>>>>
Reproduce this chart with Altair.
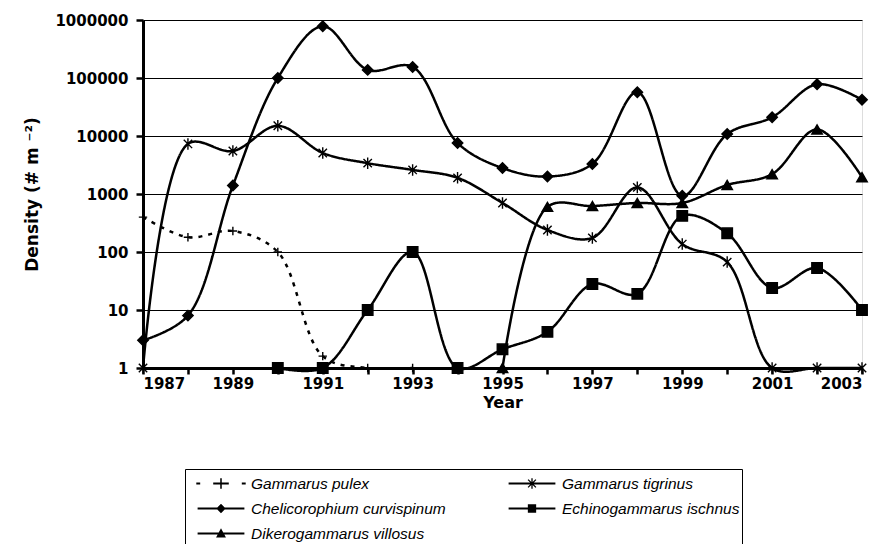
import altair as alt
import pandas as pd

years = list(range(1987, 2004))
species = ["Gammarus pulex", "Gammarus tigrinus", "Chelicorophium curvispinum",
           "Echinogammarus ischnus", "Dikerogammarus villosus"]

pulex = [400, 180, 230, 100, 1.6, 1, 1, None, None, None, None, None, None, None, None, None, None]
tigrinus = [1, 7300, 5500, 15000, 5100, 3400, 2600, 1900, 700, 240, 175, 1300, 137, 67, 1, 1, 1]
curvispinum = [3, 8, 1400, 100000, 780000, 138000, 155000, 7600, 2800, 2000, 3300, 57000, 930,
               10800, 21000, 78000, 42000]
ischnus = [None, None, None, 1, 1, 10, 100, 1, 2.1, 4.2, 28, 19, 420, 210, 24, 53, 10]
villosus = [None] * 8 + [1, 600, 620, 700, 700, 1430, 2200, 13000, 1950]

series = [pulex, tigrinus, curvispinum, ischnus, villosus]
rows = []
for name, vals in zip(species, series):
    for yr, v in zip(years, vals):
        if v is not None:
            rows.append({"Year": yr, "Species": name, "Density": v})
df = pd.DataFrame(rows)

y_ticks = [1, 10, 100, 1000, 10000, 100000, 1000000]

# chart markers
plus_m = "M-0.8,0H0.8M0,-0.8V0.8"
star_m = "M0,-1.1V1.1M-0.8,-0.8L0.8,0.8M-0.8,0.8L0.8,-0.8"
marker_shapes = [plus_m, star_m, "diamond", "square", "triangle-up"]

# legend symbols (line + marker), drawn as filled outlines
T = 0.04
line_full = f"M-0.9,-{T}H0.9V{T}H-0.9Z"
leg_pulex = (f"M-0.95,-{T}H-0.8V{T}H-0.95Z"
             f"M-0.3,-{T}H0.3V{T}H-0.3Z"
             f"M0.8,-{T}H0.95V{T}H0.8Z"
             f"M-0.03,-0.2H0.03V0.2H-0.03Z")
leg_tig = (line_full +
           "M-0.025,-0.2H0.025V0.2H-0.025Z"
           "M-0.132,-0.168L0.168,0.132L0.132,0.168L-0.168,-0.132Z"
           "M-0.168,0.132L0.132,-0.168L0.168,-0.132L-0.132,0.168Z")
leg_cur = line_full + "M0,-0.18L0.18,0L0,0.18L-0.18,0Z"
leg_isc = line_full + "M-0.16,-0.16H0.16V0.16H-0.16Z"
leg_vil = line_full + "M0,-0.2L0.19,0.15H-0.19Z"
legend_shapes = [leg_pulex, leg_tig, leg_cur, leg_isc, leg_vil]

x_enc = alt.X("Year:Q",
              scale=alt.Scale(domain=[1987, 2003], nice=False, zero=False),
              axis=alt.Axis(values=years, format="d", title="Year",
                            labelExpr="datum.value % 2 == 1 ? datum.label : ''",
                            labelOverlap=False, grid=False,
                            domainWidth=3, domainColor="black",
                            tickColor="black", tickWidth=2.5, tickSize=6,
                            labelFont="DejaVu Sans", labelFontWeight="bold",
                            labelFontSize=15, labelColor="black", labelPadding=2,
                            titleFont="DejaVu Sans", titleFontWeight="bold",
                            titleFontSize=16, titleColor="black", titlePadding=3))
y_enc = alt.Y("Density:Q",
              scale=alt.Scale(type="log", domain=[1, 1000000], nice=False),
              axis=alt.Axis(values=y_ticks, format="d", title="Density (# m  ⁻²)",
                            grid=True, gridColor="black", gridWidth=1,
                            domainWidth=3, domainColor="black",
                            tickColor="black", tickWidth=2.5, tickSize=7,
                            labelFont="DejaVu Sans", labelFontWeight="bold",
                            labelFontSize=15, labelColor="black", labelPadding=8,
                            titleFont="DejaVu Sans", titleFontWeight="bold",
                            titleFontSize=17, titleColor="black", titlePadding=13))

lines = alt.Chart(df).mark_line(interpolate="catmull-rom", color="black", strokeWidth=2.5).encode(
    x=x_enc, y=y_enc,
    detail="Species:N",
    strokeDash=alt.StrokeDash("Species:N",
                              scale=alt.Scale(domain=species,
                                              range=[[4, 6], [1, 0], [1, 0], [1, 0], [1, 0]]),
                              legend=None),
)

points = alt.Chart(df).mark_point(fill="black", stroke="black", strokeWidth=1.4,
                                  opacity=1, size=110).encode(
    x="Year:Q", y="Density:Q",
    shape=alt.Shape("Species:N", scale=alt.Scale(domain=species, range=marker_shapes),
                    legend=None),
)

legend_layer = alt.Chart(df).mark_point(filled=True, color="black", opacity=0).encode(
    x="Year:Q", y="Density:Q",
    shape=alt.Shape("Species:N", scale=alt.Scale(domain=species, range=legend_shapes),
                    legend=alt.Legend(orient="none", legendX=42, legendY=449, columns=2,
                                      direction="horizontal",
                                      title=None, labelFont="Liberation Sans",
                                      labelFontStyle="italic", labelFontSize=15.5,
                                      labelLimit=400,
                                      labelColor="black", symbolSize=2704, clipHeight=25,
                                      strokeColor="black", padding=2, columnPadding=52,
                                      rowPadding=0, symbolFillColor="black",
                                      symbolStrokeColor="black", symbolStrokeWidth=0,
                                      symbolOpacity=1, symbolOffset=8, labelOffset=4)),
)

chart = alt.layer(lines, points, legend_layer).resolve_scale(
    shape="independent", strokeDash="independent"
).properties(
    width=719, height=348, autosize="none",
    padding={"left": 135, "top": 12, "right": 23, "bottom": 176},
).configure_view(stroke="#808080", strokeWidth=1).configure(font="DejaVu Sans")

chart.save("out.html", embed_options={"renderer": "svg", "actions": False})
<<<<
Given exercise
Give again, word for word, every line from the top of the data through the line with "legend_shapes = [leg_pulex, leg_tig, leg_cur, leg_isc, leg_vil]", both ends included, and exclude the pictures.

Result for this exercise
Reproduce this chart with Altair.
import altair as alt
import pandas as pd

years = list(range(1987, 2004))
species = ["Gammarus pulex", "Gammarus tigrinus", "Chelicorophium curvispinum",
           "Echinogammarus ischnus", "Dikerogammarus villosus"]

pulex = [400, 180, 230, 100, 1.6, 1, 1, None, None, None, None, None, None, None, None, None, None]
tigrinus = [1, 7300, 5500, 15000, 5100, 3400, 2600, 1900, 700, 240, 175, 1300, 137, 67, 1, 1, 1]
curvispinum = [3, 8, 1400, 100000, 780000, 138000, 155000, 7600, 2800, 2000, 3300, 57000, 930,
               10800, 21000, 78000, 42000]
ischnus = [None, None, None, 1, 1, 10, 100, 1, 2.1, 4.2, 28, 19, 420, 210, 24, 53, 10]
villosus = [None] * 8 + [1, 600, 620, 700, 700, 1430, 2200, 13000, 1950]

series = [pulex, tigrinus, curvispinum, ischnus, villosus]
rows = []
for name, vals in zip(species, series):
    for yr, v in zip(years, vals):
        if v is not None:
            rows.append({"Year": yr, "Species": name, "Density": v})
df = pd.DataFrame(rows)

y_ticks = [1, 10, 100, 1000, 10000, 100000, 1000000]

# chart markers
plus_m = "M-0.8,0H0.8M0,-0.8V0.8"
star_m = "M0,-1.1V1.1M-0.8,-0.8L0.8,0.8M-0.8,0.8L0.8,-0.8"
marker_shapes = [plus_m, star_m, "diamond", "square", "triangle-up"]

# legend symbols (line + marker), drawn as filled outlines
T = 0.04
line_full = f"M-0.9,-{T}H0.9V{T}H-0.9Z"
leg_pulex = (f"M-0.95,-{T}H-0.8V{T}H-0.95Z"
             f"M-0.3,-{T}H0.3V{T}H-0.3Z"
             f"M0.8,-{T}H0.95V{T}H0.8Z"
             f"M-0.03,-0.2H0.03V0.2H-0.03Z")
leg_tig = (line_full +
           "M-0.025,-0.2H0.025V0.2H-0.025Z"
           "M-0.132,-0.168L0.168,0.132L0.132,0.168L-0.168,-0.132Z"
           "M-0.168,0.132L0.132,-0.168L0.168,-0.132L-0.132,0.168Z")
leg_cur = line_full + "M0,-0.18L0.18,0L0,0.18L-0.18,0Z"
leg_isc = line_full + "M-0.16,-0.16H0.16V0.16H-0.16Z"
leg_vil = line_full + "M0,-0.2L0.19,0.15H-0.19Z"
legend_shapes = [leg_pulex, leg_tig, leg_cur, leg_isc, leg_vil]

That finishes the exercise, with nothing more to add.